2) face to face, preferably with Whiteboard and/or computer available. This is usually the most effective, unless you are talking about something complicated and/or involving multiple steps with each step requiring research and thought. In that case, face to face will not work very well unless it has been preceded and followed up by document sharing/emails. In some cases, with certain individuals, emails work better because they can't think on their feet and/or emotional distance is required. The only reason face to face is superior to email is because it allows you to see body language, gestures and experience the "vibe" of the conversation, as well as allow a back and forth to help make sure the message is understood. Even that advantage can be cancelled out if someone is difficult to read or if the issue requires careful thought.

3) instant messaging - very effective for informal communication. It has the back and forth of a conversation, while allowing time for composing thoughts and/or breaks for when you are otherwise occupied. It's flaws include a lack of nuances like sarcasm and a tendency to type lazily or poorly.
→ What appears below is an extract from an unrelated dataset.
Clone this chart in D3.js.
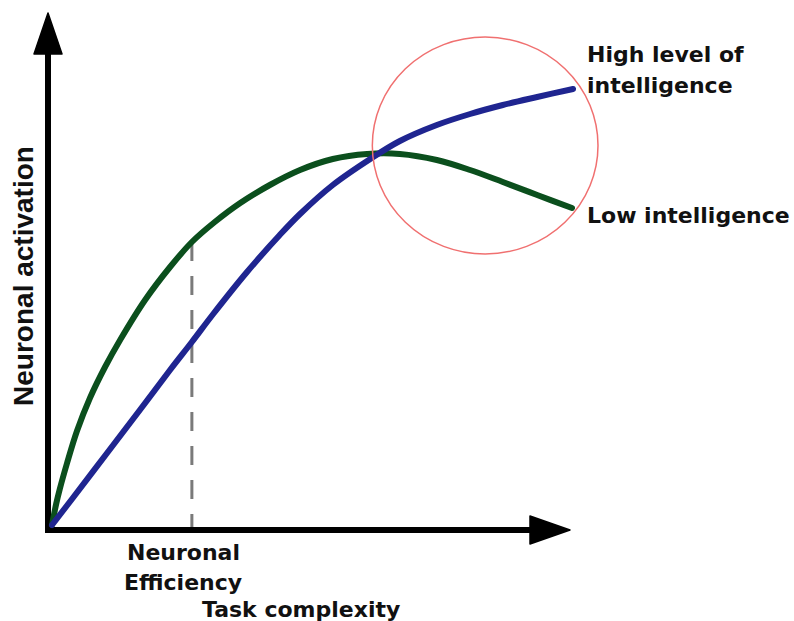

4) video conference - marginal improvement on a phone call, but usually plagued by technical problems and usually the first 5-10 minutes of video conference is spent trying to get everything to work. Assuming it's even available as an option.

5) phone calls - only to be used for quick questions or when nothing else is available. If it can't be covered in less then 5 minutes and with less then 3 or 4 inquiries, then it shouldn't be a phone call. It does work well as follow up to email or face to face, but is pretty much worthless as primary means of communication. It does not allow you time to compose your thoughts, does not capture nuances very well, does not allow the use of visual aids, and can be difficult to even carry on a basic conversation due to technical difficulties and/or distractions in the environment. Not to mention if either party has some sort of accent or speech pattern that makes it difficult to understand. Basically, only to be used when communicating with someone that is still stuck in the 1980's or earlier. Be prepared to deal with multiple failed attempts before understanding is achieved (if it ever is). If you're stuck using the phone to communicate, your primary goal should be to either conclude quickly and/or setup some other means of communicating. Unless of course, you're not actually trying to get anything accomplished and just desire to talk for no particular reason.

6) facebook/twitter/online forums/blogs. Obviously not intended to be a serious form of communication and cluttered with tons of garbage. But occasionally can be effective, if you manage to find the right posting.

The incident with my father-in-law is the perfect example of how emails are extremely effective and phones are completely worthless. We are trying to plan a fishing trip. After a couple of phone calls where nothing was accomplished and nothing was resolved, I took the time to compose an email sharing all my concerns and ideas. It took me a couple of hours to compose it and I managed to cover everything. He responded with a simple - I'm not big on emails, call me. THAT made me furious! I was fuming about that for the entire day (still am, I supposse). So we had a few phone conversations, had the wives deal with it instead of us, and still couldn't get it resolved. So he finally read my email that I wrote and took the time to compose a response. We still don't have everything resolved, because that man has issues with planning in addition to communicating, but I finally know where he's coming from and what he is thinking (somewhat). I feel sorry for anyone he contacts in his professional capacity. But maybe it's just me he can't communicate with.

I admit - personal preference does play a role. I am in love with the written word. It is how I best process information. I struggle with verbal communication, both giving and receiving. It's just so difficult to figure out what is really being said and there is so much noise and irrelevancy that has to be filtered out on the fly. And I am completely uncomfortable with using the phone. I almost always screw up a phone conversation and will put it off as long as possible because I dread that stupid contraption. I would rather go to a store and find it closed then call ahead. I have been known to make phone calls at a time when I expect to get voicemail so that I can control my message without getting confused. That gives us both time to think and compose a response. I will do everything I can to avoid a phone call. For instance, just the other day, I was ordering something online and had a question that wasn't clear on the website. I called the order by phone number, asked my question, and then hung up and continued my order online. I have been called by my congressman several times to participate in a phone based town hall. I would love to participate in a Town hall, but no way would I do it over the phone. (Besides, he is a clueless conservative Republican, I could talk to an alien from Mars and have a better chance of being listened to and understood). Basically, the phone is one of those inventions that I wish had never been invented or that I wish would stop working now that superior methods of long distance communication have been invented.